**Given exercise:** Output the first line of the listing and each line after it, up to and including the line that contains "import seaborn as sns", exactly as written, minus the pictures.

**Given data:**

━━━━━━━━━━

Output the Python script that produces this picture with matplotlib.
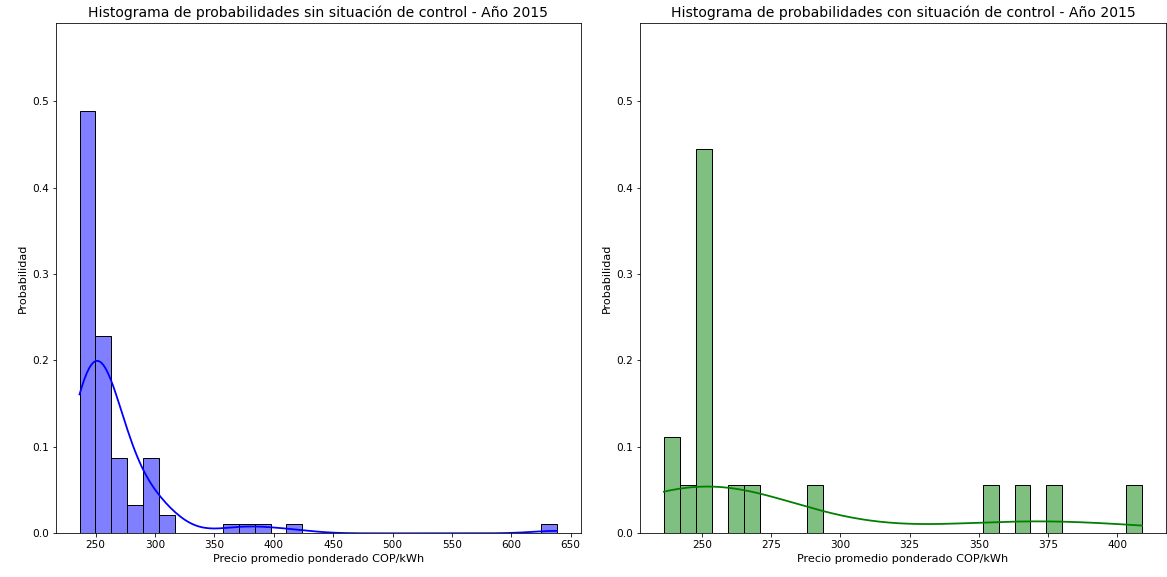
import matplotlib
matplotlib.use("Agg")
import matplotlib.pyplot as plt
import seaborn as sns

# Precio promedio ponderado (COP/kWh), 2015
precio_sin_control = [
    236.5, 238.1, 239.4, 240.2, 240.9, 241.5, 242.0, 242.4, 242.8, 243.1,
    243.5, 243.8, 244.1, 244.4, 244.7, 245.0, 245.2, 245.5, 245.7, 246.0,
    246.2, 246.4, 246.6, 246.8, 247.0, 247.2, 247.4, 247.6, 247.7, 247.9,
    248.0, 248.2, 248.3, 248.5, 248.6, 248.8, 248.9, 249.0, 249.1, 249.2,
    249.3, 249.4, 249.5, 249.6, 249.7,
    250.2, 250.6, 251.0, 251.4, 251.8, 252.3, 252.7, 253.1, 253.6, 254.0,
    254.5, 255.1, 255.7, 256.3, 257.0, 257.8, 258.6, 259.5, 260.4, 261.5,
    262.6,
    264.0, 265.2, 266.5, 267.9, 269.4, 271.0, 273.1, 275.4,
    279.5, 283.8, 288.2,
    291.2, 292.8, 294.5, 296.1, 297.6, 299.2, 300.8, 302.5,
    306.0, 311.5,
    363.0, 377.0, 391.0, 416.0, 638.5,
]

precio_con_control = [
    236.2, 240.0, 245.0,
    248.3, 249.1, 249.8, 250.4, 251.0, 251.6, 252.2, 252.9,
    262.0, 267.5, 291.0, 354.0, 365.5, 377.5, 409.0,
]

titulos = [
    "Histograma de probabilidades sin situación de control - Año 2015",
    "Histograma de probabilidades con situación de control - Año 2015",
]
colores = ["blue", "green"]

fig = plt.figure(figsize=(1167 / 72, 577 / 72), dpi=72)
ax1 = fig.add_axes([0.0477, 0.0757, 0.4501, 0.8839])
ax2 = fig.add_axes([0.5484, 0.0757, 0.4507, 0.8839])

for ax, datos, titulo, color in zip([ax1, ax2],
                                    [precio_sin_control, precio_con_control],
                                    titulos, colores):
    sns.histplot(datos, bins=30, stat="probability", kde=True,
                 color=color, ax=ax, line_kws={"linewidth": 1.8})
    ax.set_ylim(0, 0.59)
    ax.set_title(titulo, fontsize=14)
    ax.set_xlabel("Precio promedio ponderado COP/kWh", fontsize=11.3)
    ax.set_ylabel("Probabilidad", fontsize=11.3)
    ax.tick_params(labelsize=10.5)

fig.savefig("out.png", dpi=72)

━━━━━━━━━━

**Complete response:**
Output the Python script that produces this picture with matplotlib.
import matplotlib
matplotlib.use("Agg")
import matplotlib.pyplot as plt
import seaborn as sns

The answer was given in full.